You can always Z ORDER and incrementally append to avoid some small file issues created by Hive-style partitioning.
Hive-style partitioning and Z Ordering aren’t mutually exclusive because you can also do both.
Delta Lake Z Ordering with Hive-style partitioning
You can partition a Delta table in storage and Z Order the data within a given partition.
For example, you can partition by ingestion_date
and Z Order by user_id
. This design would be a great way to run queries on user activity over time.
This post does not cover the intricacies of Z Ordering vs. partitioning data. We will discuss this topic in detail in a future post.
When Z Ordering does not improve query performance
Z Ordering only helps improve query performance if it can help you skip files.
Let’s take a look at the following query that won’t benefit from our Delta table that’s Z Ordered by id1
: select id3, sum(v1) as v1 from x1 group by id3
Z Ordering on id1
would not improve the runtime for this particular query.

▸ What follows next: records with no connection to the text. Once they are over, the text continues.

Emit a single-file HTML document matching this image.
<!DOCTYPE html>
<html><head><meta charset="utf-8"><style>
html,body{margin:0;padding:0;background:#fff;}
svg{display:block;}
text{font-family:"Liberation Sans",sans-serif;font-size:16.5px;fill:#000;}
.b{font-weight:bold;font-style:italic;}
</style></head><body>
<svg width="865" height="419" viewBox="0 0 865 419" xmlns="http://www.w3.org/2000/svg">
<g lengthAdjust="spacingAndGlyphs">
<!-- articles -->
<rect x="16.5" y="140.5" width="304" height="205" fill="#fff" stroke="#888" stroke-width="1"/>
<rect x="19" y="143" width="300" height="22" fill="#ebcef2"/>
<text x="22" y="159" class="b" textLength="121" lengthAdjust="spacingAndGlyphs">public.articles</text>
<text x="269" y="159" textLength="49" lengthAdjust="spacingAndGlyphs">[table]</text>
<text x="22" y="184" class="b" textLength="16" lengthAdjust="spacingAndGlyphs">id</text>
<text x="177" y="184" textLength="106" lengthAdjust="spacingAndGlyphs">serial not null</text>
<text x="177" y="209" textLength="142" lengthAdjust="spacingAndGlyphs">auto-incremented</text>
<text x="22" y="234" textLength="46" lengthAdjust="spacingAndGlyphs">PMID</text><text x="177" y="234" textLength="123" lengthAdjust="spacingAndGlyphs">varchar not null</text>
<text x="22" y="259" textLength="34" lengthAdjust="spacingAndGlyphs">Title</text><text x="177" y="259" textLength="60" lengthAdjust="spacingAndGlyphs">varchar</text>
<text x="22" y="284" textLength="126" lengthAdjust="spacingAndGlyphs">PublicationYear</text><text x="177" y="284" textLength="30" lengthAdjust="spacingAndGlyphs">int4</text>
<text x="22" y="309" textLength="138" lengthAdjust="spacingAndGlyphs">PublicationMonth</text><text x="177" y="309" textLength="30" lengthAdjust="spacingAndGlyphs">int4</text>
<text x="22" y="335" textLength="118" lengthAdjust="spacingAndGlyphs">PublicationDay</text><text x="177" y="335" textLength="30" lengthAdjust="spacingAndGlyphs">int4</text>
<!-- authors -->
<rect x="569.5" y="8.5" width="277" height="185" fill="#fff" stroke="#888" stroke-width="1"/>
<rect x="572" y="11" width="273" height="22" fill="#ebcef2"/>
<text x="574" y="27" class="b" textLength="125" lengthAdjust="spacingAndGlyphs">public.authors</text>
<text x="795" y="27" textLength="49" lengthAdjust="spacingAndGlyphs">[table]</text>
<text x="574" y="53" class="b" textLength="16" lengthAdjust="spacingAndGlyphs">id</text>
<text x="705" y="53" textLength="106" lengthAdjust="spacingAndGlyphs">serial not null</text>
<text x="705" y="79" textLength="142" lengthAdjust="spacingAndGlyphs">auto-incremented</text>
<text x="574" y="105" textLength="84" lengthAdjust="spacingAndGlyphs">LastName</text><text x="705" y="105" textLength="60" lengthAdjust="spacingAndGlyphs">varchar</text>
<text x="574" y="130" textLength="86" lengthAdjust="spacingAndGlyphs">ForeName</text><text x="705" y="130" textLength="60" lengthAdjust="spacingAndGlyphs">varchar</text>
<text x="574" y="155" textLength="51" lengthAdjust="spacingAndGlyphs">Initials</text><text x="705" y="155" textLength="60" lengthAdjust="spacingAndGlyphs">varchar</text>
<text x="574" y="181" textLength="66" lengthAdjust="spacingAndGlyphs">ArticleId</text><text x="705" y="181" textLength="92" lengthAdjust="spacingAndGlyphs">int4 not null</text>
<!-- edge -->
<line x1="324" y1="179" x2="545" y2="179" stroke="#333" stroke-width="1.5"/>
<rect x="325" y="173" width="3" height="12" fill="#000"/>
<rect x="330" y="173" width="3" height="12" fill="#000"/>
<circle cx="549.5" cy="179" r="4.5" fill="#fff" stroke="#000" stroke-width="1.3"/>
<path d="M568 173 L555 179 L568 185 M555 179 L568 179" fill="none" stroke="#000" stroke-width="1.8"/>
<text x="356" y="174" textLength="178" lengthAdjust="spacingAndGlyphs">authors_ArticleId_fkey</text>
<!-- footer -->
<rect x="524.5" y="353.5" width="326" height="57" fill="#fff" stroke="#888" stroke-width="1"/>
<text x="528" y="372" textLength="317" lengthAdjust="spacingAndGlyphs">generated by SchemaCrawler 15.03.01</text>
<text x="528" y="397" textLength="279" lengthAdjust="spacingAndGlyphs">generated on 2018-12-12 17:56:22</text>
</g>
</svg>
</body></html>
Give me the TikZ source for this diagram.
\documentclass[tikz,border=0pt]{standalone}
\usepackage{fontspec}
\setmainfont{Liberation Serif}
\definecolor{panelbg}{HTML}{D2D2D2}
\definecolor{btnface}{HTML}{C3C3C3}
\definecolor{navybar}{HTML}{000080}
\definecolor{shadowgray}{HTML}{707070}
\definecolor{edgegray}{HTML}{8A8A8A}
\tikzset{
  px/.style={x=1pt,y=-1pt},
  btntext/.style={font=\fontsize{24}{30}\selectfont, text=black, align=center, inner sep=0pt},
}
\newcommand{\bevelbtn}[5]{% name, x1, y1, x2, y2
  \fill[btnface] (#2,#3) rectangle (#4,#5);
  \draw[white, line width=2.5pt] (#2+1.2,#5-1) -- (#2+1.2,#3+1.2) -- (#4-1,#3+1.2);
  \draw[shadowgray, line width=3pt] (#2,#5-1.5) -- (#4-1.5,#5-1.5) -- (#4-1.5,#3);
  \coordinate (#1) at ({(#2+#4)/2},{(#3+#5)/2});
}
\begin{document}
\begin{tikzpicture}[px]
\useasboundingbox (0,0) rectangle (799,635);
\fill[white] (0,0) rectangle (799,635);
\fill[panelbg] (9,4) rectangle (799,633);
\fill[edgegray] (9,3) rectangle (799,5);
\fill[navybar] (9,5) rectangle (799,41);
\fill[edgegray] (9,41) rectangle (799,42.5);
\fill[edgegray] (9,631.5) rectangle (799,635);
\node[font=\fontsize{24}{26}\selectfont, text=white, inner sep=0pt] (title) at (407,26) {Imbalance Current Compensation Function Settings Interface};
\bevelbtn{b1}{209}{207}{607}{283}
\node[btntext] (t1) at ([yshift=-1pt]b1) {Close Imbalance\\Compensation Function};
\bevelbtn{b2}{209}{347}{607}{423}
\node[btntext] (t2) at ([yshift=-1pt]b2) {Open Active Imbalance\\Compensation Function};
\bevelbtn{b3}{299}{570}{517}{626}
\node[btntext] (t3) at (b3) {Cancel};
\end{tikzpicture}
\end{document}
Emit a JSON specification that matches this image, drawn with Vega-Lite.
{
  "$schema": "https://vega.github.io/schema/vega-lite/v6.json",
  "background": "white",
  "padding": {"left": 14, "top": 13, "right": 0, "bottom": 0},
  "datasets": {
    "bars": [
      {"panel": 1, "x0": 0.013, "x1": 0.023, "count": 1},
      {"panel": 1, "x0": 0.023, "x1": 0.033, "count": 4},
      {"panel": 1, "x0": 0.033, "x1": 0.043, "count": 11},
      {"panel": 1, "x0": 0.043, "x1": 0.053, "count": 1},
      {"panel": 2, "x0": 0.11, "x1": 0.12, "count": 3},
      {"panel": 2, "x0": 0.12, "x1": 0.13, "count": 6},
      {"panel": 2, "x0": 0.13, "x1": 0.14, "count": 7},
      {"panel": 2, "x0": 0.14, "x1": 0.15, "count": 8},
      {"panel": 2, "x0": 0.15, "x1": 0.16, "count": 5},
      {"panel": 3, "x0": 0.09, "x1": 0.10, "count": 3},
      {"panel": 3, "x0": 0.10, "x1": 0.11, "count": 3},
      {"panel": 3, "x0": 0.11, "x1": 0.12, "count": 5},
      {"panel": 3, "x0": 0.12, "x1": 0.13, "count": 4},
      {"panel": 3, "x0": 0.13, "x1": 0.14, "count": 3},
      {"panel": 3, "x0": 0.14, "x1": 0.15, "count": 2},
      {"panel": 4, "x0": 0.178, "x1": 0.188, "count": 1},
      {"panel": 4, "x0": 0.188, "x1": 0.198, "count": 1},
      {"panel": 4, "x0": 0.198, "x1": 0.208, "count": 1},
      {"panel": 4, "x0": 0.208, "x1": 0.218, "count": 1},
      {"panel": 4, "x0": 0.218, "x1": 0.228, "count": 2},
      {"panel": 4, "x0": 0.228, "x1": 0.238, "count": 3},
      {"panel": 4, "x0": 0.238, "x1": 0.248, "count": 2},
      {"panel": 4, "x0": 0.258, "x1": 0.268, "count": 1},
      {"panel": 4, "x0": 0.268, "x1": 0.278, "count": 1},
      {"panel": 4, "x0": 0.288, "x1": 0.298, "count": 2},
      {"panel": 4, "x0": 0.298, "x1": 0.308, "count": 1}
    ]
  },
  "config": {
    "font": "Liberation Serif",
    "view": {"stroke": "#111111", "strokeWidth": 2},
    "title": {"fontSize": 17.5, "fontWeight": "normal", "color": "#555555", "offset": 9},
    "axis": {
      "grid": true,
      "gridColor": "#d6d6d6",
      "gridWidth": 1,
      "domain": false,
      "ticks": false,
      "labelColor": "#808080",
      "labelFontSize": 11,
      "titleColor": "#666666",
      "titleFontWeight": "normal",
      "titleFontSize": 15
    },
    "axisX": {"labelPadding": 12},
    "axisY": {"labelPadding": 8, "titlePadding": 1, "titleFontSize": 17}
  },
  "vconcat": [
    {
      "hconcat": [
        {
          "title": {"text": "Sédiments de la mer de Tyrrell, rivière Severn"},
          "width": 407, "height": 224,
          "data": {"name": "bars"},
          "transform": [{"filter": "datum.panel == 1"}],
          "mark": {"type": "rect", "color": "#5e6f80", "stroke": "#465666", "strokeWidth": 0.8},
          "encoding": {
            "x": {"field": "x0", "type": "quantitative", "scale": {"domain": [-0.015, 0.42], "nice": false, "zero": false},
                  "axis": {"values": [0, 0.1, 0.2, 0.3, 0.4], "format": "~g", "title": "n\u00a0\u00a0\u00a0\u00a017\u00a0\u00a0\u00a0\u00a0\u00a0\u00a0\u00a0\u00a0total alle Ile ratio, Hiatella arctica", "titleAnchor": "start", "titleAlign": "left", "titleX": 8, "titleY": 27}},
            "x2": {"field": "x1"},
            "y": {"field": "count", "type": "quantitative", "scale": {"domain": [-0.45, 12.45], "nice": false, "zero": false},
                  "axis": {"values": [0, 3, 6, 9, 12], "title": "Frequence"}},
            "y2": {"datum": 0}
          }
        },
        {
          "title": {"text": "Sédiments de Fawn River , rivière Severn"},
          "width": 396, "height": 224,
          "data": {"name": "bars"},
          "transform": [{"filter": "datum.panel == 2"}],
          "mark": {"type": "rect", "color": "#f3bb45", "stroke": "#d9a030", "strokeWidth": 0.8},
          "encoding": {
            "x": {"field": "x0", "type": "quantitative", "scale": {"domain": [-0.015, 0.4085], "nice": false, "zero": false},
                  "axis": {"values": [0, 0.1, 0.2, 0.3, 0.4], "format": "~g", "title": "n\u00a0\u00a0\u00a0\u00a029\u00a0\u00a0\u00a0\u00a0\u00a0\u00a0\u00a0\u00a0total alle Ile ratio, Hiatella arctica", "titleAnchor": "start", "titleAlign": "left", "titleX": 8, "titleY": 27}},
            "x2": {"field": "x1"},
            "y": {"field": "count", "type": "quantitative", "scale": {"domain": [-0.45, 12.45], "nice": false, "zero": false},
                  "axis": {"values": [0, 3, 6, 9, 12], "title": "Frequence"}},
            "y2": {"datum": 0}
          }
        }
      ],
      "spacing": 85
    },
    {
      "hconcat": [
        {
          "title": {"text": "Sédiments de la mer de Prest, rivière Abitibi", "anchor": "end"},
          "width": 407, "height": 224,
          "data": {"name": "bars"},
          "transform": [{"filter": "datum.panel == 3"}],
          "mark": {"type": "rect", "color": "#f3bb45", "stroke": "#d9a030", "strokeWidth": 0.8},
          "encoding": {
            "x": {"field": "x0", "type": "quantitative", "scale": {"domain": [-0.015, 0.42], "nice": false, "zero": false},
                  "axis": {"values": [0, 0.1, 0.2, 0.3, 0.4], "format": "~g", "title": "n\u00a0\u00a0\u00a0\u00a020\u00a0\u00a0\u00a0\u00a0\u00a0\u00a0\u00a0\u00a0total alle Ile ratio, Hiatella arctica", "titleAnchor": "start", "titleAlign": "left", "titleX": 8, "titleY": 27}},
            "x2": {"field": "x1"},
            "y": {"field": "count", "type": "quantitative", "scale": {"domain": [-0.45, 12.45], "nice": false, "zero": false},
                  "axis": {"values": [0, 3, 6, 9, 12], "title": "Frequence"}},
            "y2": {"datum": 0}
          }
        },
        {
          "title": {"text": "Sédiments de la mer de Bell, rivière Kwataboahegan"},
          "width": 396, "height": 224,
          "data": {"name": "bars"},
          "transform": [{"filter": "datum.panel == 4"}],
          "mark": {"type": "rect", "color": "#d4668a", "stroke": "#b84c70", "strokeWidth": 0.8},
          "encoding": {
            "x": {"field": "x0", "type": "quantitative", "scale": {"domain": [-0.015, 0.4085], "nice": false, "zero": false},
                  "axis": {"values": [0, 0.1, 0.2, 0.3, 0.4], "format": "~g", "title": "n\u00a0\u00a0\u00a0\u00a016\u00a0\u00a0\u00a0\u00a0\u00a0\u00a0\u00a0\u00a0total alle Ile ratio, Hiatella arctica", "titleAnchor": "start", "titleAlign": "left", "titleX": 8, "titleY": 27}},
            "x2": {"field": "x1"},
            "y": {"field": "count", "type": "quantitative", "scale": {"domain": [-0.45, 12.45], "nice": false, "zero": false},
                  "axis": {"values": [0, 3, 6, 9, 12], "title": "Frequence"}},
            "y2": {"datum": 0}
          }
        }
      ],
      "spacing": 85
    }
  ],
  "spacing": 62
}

It’s crucial to Z Order on the right columns to get performance gains for your most common query patterns.
Conclusion
Z Ordering is a powerful way to sort data that’s persisted in storage so that the engine can skip more files when running queries, so they execute faster.
Z Ordering is an amazing Delta Lake feature unavailable in data lakes.
This blog post showed you how to Z Order data by one or multiple columns. You learned about the best columns to use when Z Ordering data and the tradeoffs when you Z Order on multiple columns.
You also learned how to use Z Ordering with or instead of Hive-style partitioning. The tradeoffs between Z Ordering and Hive-style partitioning are complex and will be covered in detail in a future post. Delta tables' architecture fundamentally differs from data lakes, changing the cost/benefit equation of partitioning for practitioners.